Gather up every line from the entries below that uses the word "Python".

* Start *

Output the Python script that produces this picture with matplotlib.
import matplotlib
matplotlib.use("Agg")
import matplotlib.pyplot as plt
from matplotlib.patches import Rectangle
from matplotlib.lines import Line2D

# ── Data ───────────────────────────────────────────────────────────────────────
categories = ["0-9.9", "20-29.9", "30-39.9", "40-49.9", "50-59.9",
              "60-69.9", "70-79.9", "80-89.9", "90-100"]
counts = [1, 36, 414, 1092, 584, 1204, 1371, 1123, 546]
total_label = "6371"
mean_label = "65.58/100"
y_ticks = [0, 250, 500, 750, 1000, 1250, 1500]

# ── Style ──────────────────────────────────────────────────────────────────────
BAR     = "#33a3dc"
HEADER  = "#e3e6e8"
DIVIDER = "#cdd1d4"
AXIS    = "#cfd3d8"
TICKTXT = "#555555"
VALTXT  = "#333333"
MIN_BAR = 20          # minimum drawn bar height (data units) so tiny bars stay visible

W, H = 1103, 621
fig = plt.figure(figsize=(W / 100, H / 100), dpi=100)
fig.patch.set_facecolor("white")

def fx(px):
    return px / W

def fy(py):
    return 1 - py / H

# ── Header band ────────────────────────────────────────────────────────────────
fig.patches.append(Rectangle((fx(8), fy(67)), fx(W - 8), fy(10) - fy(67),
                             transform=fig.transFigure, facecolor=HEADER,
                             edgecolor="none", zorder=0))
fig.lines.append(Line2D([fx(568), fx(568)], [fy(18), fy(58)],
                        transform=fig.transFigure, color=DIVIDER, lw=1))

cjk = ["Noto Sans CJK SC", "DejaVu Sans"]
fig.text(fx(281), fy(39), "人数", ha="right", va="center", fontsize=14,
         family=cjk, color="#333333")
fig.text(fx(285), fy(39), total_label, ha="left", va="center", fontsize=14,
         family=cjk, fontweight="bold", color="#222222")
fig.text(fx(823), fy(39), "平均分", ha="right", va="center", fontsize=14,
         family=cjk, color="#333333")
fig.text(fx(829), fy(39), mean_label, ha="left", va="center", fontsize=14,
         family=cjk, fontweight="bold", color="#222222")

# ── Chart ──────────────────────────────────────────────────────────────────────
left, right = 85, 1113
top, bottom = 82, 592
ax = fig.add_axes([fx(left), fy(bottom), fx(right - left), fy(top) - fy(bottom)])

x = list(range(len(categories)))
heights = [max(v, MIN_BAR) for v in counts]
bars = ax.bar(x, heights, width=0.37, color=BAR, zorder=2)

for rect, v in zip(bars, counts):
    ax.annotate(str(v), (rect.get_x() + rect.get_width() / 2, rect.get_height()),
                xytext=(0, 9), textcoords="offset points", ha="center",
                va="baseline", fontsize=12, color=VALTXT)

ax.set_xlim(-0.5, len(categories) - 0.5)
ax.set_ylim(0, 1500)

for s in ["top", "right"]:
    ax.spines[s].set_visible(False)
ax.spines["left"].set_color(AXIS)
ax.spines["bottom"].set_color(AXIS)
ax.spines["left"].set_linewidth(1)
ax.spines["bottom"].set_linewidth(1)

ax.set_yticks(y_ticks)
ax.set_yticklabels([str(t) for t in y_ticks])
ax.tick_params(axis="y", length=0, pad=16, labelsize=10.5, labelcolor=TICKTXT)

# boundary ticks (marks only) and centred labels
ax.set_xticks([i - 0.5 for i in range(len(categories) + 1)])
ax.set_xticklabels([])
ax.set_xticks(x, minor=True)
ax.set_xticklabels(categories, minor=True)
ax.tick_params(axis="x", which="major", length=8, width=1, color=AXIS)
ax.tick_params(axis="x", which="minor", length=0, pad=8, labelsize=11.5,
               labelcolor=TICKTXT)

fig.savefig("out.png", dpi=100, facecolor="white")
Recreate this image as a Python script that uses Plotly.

* End *

WORKED ANSWER:
Output the Python script that produces this picture with matplotlib.
Recreate this image as a Python script that uses Plotly.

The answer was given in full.